The player with the most victory points wins the game.
Note: Playing with 2 players includes a dummy player ("Cadfael"), who gains resources semi-randomly.
Components & Print and Play notes
Biblios Dice comes with a large number of small chits and tokens. There are cardboard gold coins in many denominations, victory point tokens, tokens that are stacked up on the resource tracks, a lot of dice, and a small handful of cards. There is also a screen for every player to shield their money and their VPs from the other players. Compared with Biblios, which consisted mainly of a deck of cards and a few dice, it is more of a large game, with many more components. I can't comment on the final component quality, obviously, because I printed and crafted the game myself.
The game's art is pleasant, maybe with the exception of the resource icons, which looked a little rough to me.
I'm a frequent print & player myself, and since the Kickstarter for this game includes a print and play version of the game, I will comment on the ease of building a little. There are many round coins to cut out, so a circle punch may be helpful, and a large number of dice need to be stickered. If you like to have backsides for your tokens, coins and cards, you may have to get a bit creative, as these were not included (at least not in my review pnp). I added backs to my bidding cards and left the tokens single-sided. The tokens are printed as they would be on a punchboard, that is, they have a slight gap between them - you can't cut them apart with one cut of you scissors or craft knife.
Biblios Dice feels very much like a eurogame version of Biblios, as though it were expanded in many directions. In a way, it plays as though Stefan Feld had tried to remake Biblios. That doesn't surprise me much, since Dr. Finn has apparently in the recent past turned into a more eurogamey direction, with his previous Kickstarter "Institute for Magical Arts" being at least partly inspired by Feld's Roma.

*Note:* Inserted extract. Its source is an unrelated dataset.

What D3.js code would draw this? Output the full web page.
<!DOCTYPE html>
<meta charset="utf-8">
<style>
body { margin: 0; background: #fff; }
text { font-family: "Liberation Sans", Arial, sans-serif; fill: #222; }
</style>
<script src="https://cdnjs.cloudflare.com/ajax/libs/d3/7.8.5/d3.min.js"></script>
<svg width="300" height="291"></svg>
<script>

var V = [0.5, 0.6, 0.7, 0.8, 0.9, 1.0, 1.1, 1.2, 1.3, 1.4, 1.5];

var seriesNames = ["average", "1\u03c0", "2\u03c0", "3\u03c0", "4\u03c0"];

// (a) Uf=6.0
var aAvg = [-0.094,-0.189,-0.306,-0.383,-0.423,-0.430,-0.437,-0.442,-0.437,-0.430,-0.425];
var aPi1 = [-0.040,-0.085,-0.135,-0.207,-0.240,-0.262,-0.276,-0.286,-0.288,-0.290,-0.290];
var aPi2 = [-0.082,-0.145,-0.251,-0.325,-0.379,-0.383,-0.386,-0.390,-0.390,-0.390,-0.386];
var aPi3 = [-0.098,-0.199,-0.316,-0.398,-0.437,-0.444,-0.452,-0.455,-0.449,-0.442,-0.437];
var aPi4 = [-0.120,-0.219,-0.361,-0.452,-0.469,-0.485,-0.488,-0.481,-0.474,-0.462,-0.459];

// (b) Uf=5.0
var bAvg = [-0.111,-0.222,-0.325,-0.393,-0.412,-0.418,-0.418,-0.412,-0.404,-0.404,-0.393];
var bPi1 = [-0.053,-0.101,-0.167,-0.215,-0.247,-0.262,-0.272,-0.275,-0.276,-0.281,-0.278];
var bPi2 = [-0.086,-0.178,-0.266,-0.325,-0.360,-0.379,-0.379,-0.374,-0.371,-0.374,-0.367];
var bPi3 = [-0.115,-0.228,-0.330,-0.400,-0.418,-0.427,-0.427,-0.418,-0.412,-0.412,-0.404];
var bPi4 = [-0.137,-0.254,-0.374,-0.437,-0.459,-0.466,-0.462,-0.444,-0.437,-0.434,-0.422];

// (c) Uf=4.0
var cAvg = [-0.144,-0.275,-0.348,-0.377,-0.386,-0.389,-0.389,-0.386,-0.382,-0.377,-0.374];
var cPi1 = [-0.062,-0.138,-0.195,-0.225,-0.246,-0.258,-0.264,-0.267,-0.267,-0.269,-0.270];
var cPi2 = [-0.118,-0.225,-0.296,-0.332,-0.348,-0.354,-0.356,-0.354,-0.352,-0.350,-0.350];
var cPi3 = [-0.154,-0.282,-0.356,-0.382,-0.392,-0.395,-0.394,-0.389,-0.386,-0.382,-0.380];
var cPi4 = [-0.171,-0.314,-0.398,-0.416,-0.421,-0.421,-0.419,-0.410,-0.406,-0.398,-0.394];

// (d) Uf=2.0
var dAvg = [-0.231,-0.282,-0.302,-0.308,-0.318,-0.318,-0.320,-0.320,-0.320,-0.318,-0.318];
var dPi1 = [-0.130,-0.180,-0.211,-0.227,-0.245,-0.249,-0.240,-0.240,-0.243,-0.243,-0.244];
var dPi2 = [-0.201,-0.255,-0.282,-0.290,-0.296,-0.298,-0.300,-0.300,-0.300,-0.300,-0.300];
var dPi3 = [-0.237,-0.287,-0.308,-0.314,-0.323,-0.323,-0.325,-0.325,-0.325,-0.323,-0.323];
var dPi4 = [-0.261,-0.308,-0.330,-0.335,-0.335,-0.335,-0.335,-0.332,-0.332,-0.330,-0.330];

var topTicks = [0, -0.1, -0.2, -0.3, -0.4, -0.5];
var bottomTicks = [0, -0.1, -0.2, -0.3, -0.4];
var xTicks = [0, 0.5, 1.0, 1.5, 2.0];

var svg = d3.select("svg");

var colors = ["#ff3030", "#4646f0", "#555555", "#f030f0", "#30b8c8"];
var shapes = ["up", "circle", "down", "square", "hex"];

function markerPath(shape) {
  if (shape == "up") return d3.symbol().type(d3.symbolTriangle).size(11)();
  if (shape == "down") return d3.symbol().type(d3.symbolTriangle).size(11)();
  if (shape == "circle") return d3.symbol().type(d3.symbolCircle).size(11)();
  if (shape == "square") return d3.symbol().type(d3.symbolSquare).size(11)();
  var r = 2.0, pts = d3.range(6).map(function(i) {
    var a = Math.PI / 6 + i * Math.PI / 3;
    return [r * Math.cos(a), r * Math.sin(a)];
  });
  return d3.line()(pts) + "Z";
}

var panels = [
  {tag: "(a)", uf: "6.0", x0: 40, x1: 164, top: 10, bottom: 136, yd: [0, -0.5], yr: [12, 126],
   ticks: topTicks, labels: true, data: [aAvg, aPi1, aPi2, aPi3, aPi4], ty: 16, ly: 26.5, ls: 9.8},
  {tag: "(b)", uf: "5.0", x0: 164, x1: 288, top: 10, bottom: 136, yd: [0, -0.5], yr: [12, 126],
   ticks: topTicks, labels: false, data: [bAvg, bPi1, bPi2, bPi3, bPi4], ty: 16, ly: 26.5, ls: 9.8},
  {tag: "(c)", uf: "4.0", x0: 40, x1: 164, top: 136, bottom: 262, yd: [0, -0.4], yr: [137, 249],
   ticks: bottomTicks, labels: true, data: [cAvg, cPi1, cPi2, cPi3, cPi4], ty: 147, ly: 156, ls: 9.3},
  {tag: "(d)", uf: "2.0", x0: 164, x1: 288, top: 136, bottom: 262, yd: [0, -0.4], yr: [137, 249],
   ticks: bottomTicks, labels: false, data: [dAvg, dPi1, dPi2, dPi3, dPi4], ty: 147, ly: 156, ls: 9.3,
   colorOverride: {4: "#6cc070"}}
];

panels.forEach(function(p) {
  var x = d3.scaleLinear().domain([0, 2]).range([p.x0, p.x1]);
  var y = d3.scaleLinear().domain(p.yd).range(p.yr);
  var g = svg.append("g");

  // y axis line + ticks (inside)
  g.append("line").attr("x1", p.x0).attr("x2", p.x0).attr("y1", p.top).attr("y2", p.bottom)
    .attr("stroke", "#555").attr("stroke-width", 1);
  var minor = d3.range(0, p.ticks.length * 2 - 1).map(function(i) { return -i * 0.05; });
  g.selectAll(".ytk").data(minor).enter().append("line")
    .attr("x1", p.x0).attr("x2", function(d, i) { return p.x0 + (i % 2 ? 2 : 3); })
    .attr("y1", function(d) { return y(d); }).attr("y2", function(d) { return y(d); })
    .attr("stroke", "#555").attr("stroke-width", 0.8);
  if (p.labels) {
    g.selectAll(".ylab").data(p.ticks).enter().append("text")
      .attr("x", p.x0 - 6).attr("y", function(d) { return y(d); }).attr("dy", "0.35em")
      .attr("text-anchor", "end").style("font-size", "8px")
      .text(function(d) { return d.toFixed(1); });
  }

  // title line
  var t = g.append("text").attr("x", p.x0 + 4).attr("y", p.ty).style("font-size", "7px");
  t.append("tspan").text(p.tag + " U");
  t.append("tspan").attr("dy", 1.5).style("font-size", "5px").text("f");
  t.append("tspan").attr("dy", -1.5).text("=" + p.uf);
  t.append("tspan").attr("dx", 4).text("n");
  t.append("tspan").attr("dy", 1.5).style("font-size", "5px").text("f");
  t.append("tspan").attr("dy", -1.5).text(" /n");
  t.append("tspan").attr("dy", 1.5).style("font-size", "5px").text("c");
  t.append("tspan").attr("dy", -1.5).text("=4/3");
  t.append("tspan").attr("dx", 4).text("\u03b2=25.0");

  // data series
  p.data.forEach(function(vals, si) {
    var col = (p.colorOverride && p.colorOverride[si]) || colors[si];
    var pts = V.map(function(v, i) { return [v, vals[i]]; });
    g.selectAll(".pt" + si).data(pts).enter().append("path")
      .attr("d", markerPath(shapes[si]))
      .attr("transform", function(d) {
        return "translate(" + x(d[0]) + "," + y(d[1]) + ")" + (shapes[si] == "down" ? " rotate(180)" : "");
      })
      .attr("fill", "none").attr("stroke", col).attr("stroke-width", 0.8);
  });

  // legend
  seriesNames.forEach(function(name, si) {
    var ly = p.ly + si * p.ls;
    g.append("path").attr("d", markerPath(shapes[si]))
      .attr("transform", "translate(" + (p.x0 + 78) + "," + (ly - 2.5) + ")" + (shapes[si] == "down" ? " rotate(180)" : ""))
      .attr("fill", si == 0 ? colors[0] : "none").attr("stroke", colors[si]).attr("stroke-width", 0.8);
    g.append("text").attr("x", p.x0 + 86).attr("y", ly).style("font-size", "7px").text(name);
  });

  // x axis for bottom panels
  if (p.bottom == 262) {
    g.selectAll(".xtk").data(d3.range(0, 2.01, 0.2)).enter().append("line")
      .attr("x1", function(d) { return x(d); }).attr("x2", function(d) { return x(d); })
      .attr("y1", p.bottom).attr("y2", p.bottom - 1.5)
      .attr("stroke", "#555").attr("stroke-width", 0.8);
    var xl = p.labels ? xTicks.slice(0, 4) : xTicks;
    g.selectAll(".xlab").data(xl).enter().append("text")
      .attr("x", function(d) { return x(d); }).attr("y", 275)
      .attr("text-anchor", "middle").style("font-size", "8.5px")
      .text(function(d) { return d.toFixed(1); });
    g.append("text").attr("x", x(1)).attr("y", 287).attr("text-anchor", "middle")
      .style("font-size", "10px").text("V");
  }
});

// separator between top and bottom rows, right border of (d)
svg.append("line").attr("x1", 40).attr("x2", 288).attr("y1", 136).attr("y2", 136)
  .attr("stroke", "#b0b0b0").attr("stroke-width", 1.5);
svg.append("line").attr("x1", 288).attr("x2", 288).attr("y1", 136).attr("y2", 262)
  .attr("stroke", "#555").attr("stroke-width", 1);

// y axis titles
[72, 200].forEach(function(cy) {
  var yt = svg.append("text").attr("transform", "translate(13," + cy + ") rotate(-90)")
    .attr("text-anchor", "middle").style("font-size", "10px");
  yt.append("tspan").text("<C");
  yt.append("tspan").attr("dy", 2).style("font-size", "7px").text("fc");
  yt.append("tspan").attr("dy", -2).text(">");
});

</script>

Biblios was a very streamlined cardgame, very quick and with a limited decision space. In Biblios Dice, there are many little decisions to make - which resource track will I try to advance first? Will I deny someone a resource die without helping me much? Should I end the game early by climbing to the top of the bishop track while I'm ahead - or maybe I'm not ahead at all, who knows (as money and victory points are hidden behind a screen)?
These many small decisions, which all bring you ahead somehow, may be a minus for you, though, if you're one of the people who think this feels like "point salad" and your decisions don't matter that much, since you get points whatever you do. I've certainly noticed that player's scores are pretty close in the end. However, this also points to the game being thoroughly tested and balanced.

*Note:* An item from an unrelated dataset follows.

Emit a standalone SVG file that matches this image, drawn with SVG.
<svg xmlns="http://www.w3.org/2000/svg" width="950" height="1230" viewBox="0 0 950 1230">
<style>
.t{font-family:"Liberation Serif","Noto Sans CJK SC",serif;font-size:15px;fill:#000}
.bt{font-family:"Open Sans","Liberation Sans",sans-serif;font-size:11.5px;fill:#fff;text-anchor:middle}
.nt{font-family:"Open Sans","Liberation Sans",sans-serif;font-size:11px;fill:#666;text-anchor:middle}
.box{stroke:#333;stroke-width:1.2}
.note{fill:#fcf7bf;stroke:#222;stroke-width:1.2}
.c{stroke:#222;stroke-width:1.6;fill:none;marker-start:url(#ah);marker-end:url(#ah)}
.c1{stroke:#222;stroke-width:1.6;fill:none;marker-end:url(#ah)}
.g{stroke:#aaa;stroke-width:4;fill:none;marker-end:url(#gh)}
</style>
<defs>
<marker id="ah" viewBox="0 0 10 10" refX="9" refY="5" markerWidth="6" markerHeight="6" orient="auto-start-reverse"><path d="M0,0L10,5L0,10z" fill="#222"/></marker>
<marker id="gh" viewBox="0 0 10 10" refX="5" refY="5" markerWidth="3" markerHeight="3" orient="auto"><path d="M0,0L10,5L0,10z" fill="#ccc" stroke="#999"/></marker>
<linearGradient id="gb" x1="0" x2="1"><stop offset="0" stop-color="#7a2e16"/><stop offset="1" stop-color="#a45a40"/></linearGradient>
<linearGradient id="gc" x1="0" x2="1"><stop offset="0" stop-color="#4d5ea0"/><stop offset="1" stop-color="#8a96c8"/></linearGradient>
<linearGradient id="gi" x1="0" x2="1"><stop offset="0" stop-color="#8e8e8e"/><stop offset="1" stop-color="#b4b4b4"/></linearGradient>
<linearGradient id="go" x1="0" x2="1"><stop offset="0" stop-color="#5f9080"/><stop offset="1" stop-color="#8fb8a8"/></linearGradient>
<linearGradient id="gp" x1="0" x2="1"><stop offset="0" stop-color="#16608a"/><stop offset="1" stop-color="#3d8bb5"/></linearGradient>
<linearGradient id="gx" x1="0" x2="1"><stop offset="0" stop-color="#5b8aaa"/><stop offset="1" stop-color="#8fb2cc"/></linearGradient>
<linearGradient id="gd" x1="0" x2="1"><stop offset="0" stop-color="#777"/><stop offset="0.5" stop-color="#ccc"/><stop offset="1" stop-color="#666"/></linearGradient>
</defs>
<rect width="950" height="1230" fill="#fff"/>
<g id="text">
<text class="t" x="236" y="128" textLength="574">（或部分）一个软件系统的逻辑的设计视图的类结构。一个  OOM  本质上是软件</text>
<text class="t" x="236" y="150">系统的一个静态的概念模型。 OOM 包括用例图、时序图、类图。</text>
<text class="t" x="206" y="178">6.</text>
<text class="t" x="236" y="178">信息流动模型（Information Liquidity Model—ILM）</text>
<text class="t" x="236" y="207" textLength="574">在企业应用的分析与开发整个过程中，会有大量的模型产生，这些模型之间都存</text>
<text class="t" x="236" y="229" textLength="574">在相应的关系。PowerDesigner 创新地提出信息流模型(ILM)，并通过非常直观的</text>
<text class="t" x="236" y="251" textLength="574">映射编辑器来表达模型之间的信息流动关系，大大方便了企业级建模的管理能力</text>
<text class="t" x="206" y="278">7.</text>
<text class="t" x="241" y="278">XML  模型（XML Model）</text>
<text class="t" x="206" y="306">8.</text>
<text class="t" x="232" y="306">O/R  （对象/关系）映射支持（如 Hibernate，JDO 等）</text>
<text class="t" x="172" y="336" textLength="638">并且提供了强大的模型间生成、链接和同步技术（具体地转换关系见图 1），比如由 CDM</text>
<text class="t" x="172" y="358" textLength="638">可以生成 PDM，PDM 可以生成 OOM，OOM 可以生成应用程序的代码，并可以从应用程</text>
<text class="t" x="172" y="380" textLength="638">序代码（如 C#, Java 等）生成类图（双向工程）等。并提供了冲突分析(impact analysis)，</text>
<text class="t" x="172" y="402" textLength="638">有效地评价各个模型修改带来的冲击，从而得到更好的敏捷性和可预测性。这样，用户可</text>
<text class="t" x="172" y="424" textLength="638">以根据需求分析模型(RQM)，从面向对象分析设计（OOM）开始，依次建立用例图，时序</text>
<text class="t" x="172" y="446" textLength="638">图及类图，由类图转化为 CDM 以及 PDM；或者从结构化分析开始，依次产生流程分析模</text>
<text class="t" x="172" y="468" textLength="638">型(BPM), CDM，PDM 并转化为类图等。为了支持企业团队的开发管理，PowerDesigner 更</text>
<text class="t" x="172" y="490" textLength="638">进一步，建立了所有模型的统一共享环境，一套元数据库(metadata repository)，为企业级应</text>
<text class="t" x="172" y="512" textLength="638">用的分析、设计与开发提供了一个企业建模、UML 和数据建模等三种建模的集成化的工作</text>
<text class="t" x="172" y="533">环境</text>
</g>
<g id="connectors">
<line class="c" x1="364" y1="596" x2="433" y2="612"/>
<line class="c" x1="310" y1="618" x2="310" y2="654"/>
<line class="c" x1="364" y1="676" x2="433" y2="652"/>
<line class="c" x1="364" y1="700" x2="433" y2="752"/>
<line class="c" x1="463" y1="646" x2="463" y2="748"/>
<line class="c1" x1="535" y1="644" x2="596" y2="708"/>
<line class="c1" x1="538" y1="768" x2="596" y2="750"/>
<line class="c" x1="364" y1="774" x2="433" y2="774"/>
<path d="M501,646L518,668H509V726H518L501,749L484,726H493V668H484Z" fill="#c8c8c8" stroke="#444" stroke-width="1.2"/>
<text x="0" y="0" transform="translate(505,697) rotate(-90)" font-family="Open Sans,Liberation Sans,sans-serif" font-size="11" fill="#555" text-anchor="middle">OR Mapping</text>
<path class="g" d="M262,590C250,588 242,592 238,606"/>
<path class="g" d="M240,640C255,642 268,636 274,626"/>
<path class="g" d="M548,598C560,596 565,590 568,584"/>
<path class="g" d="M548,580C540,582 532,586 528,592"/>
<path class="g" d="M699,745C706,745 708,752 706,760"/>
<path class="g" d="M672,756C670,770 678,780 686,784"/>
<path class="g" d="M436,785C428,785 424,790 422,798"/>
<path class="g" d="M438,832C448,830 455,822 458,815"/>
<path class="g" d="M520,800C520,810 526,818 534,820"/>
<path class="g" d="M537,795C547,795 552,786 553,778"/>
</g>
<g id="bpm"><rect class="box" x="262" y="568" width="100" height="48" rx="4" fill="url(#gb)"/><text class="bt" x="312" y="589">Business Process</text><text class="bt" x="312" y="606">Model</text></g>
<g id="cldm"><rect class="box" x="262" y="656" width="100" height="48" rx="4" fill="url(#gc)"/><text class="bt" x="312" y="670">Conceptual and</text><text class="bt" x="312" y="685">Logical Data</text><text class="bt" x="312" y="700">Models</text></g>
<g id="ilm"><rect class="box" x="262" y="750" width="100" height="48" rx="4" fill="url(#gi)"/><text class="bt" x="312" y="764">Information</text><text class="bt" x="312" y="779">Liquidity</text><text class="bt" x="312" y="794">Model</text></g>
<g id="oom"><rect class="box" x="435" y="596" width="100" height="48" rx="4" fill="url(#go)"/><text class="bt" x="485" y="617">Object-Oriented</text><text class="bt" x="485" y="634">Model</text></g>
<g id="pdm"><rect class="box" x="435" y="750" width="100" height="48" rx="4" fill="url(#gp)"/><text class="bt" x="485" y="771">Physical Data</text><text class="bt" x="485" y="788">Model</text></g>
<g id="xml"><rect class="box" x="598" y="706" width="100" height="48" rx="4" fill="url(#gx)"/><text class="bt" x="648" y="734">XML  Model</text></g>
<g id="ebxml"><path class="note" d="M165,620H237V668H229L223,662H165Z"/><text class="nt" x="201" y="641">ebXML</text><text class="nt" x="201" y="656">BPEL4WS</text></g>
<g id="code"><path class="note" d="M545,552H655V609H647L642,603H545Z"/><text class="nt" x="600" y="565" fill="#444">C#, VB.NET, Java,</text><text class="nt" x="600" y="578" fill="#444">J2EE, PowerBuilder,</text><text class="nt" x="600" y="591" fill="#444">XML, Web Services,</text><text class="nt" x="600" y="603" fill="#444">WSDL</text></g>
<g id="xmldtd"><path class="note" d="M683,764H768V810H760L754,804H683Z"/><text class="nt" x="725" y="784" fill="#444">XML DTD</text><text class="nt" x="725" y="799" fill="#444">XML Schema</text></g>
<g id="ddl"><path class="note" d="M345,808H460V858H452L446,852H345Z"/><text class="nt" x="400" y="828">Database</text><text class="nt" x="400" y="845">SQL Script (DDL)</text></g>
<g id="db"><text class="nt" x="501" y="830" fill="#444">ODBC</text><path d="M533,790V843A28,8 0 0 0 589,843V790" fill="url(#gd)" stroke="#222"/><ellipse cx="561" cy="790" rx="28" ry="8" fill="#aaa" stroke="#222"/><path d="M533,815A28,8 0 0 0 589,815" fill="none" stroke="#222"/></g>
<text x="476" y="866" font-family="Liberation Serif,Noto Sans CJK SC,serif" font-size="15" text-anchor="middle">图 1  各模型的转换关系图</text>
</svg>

Play time is about the same as Biblios, I would say, 30-60 minutes, depending on your experience with the game and number of players.

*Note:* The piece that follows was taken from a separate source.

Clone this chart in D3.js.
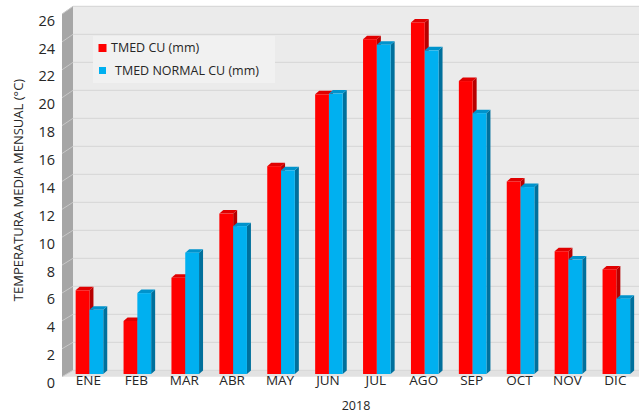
<!DOCTYPE html>
<html><head><meta charset="utf-8">
<script src="https://cdn.jsdelivr.net/npm/d3@7"></script>
<style>body{margin:0;background:#fff}svg{display:block}text{font-family:"Open Sans",sans-serif;fill:#262626}</style>
</head><body><svg id="c" width="639" height="415"></svg>
<script>
const months = ["ENE","FEB","MAR","ABR","MAY","JUN","JUL","AGO","SEP","OCT","NOV","DIC"];
const tmedCU = [6.0,3.8,6.9,11.5,14.9,20.05,24.0,25.2,21.0,13.8,8.8,7.5];
const tmedNormalCU = [4.6,5.8,8.7,10.6,14.6,20.1,23.6,23.2,18.7,13.4,8.2,5.4];
const seriesNames = ["TMED CU (mm)","TMED NORMAL CU (mm)"];
const yTicks = d3.range(0,27,2);
const xTitle = "2018";
const yTitle = "TEMPERATURA MEDIA MENSUAL (°C)";

const svg = d3.select("#c");
const colors = [{front:"#ff0000",top:"#e00000",side:"#b80000"},{front:"#00b0f0",top:"#0093cc",side:"#00709c"}];

// geometry
const frontX = 62, backX = 73;
const yFront = d3.scaleLinear().domain([0,26]).range([376.7,14]);
const yBack = d3.scaleLinear().domain([0,26]).range([370.3,6.3]);
const yBar = d3.scaleLinear().domain([0,26]).range([374,11.3]);
const yLab = d3.scaleLinear().domain([0,26]).range([383,20.5]);
const x = d3.scaleBand().domain(months).range([65.5,640.3]).paddingInner(0.424).paddingOuter(0.212);
const xs = d3.scaleBand().domain([0,1]).range([0,x.bandwidth()]);
const dX = 4, dY = -3.5;

// back wall
svg.append("rect").attr("x",backX).attr("y",yBack(26)).attr("width",639-backX).attr("height",yBack(0)-yBack(26)).attr("fill","#ebebeb");
// floor
svg.append("path").attr("d",`M${frontX},${yFront(0)}L${backX},${yBack(0)}L639,${yBack(0)}L639,${yFront(0)}Z`).attr("fill","#e2e2e2");
// back grid
svg.append("g").selectAll("line").data(yTicks).join("line")
  .attr("x1",backX).attr("x2",639).attr("y1",d=>yBack(d)).attr("y2",d=>yBack(d))
  .attr("stroke","#d9d9d9").attr("stroke-width",1.2);
// side wall
svg.append("path").attr("d",`M${frontX},${yFront(26)}L${backX},${yBack(26)}L${backX},${yBack(0)}L${frontX},${yFront(0)}Z`).attr("fill","#a6a6a6");
svg.append("g").selectAll("line").data(yTicks).join("line")
  .attr("x1",frontX).attr("x2",backX).attr("y1",d=>yFront(d)).attr("y2",d=>yBack(d))
  .attr("stroke","#c8c8c8").attr("stroke-width",1);

// legend
const lg = svg.append("g");
lg.append("rect").attr("x",93).attr("y",36).attr("width",182).attr("height",47).attr("fill","#f1f1f1");
seriesNames.forEach((n,i)=>{
  const yy = i===0?48:71;
  lg.append("rect").attr("x",i===0?98.5:99).attr("y",yy-4).attr("width",i===0?8:7).attr("height",i===0?8:7).attr("fill",colors[i].front);
  lg.append("text").attr("x",i===0?111:115).attr("y",yy).attr("dy","0.35em").attr("font-size","12.5px").text(n);
});

// bars
const data = months.map((m,i)=>({m,vals:[tmedCU[i],tmedNormalCU[i]]}));
const bars = svg.append("g");
data.forEach(d=>{
  d.vals.forEach((v,si)=>{
    const x0 = x(d.m)+xs(si), w = xs.bandwidth(), y0 = yBar(v), yb = yBar(0);
    const c = colors[si];
    bars.append("path").attr("d",`M${x0+w},${y0}L${x0+w+dX},${y0+dY}L${x0+w+dX},${yb+dY}L${x0+w},${yb}Z`).attr("fill",c.side);
    bars.append("path").attr("d",`M${x0},${y0}L${x0+dX},${y0+dY}L${x0+w+dX},${y0+dY}L${x0+w},${y0}Z`).attr("fill",c.top);
    bars.append("rect").attr("x",x0).attr("y",y0).attr("width",w).attr("height",yb-y0).attr("fill",c.front);
  });
});

// axes
const ya = svg.append("g").attr("transform","translate(55,0)")
  .call(d3.axisLeft(yLab).tickValues(yTicks).tickSize(0).tickPadding(0));
ya.select(".domain").remove();
ya.selectAll("text").attr("font-size","14.5px").style("font-family","'Open Sans',sans-serif").attr("fill","#262626");

const xa = svg.append("g").attr("transform","translate(-1,375)")
  .call(d3.axisBottom(x).tickSize(0).tickPadding(0));
xa.select(".domain").remove();
xa.selectAll("text").attr("font-size","13.5px").style("font-family","'Open Sans',sans-serif").attr("fill","#262626").attr("dy","0.71em");

svg.append("text").attr("x",356).attr("y",406).attr("dy","0.35em").attr("text-anchor","middle").attr("font-size","12.5px").text(xTitle);
svg.append("text").attr("transform","translate(18,190) rotate(-90)").attr("dy","0.35em").attr("text-anchor","middle").attr("font-size","13px").text(yTitle);
</script></body></html>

A few words about theme: as in Biblios, being a monk or abbot in medieval times doesn't come through much.
My final verdict: if you liked Biblios and you like Eurogames, you will probably like Biblios Dice.
To me it seems very similar to biblios with the drafting and auction except that the auction is spread out and not all at the end. However, meany people seem to find this game more meaty. Can you elaborate on why that is?
Thanks for this! You just made up my mind to back it.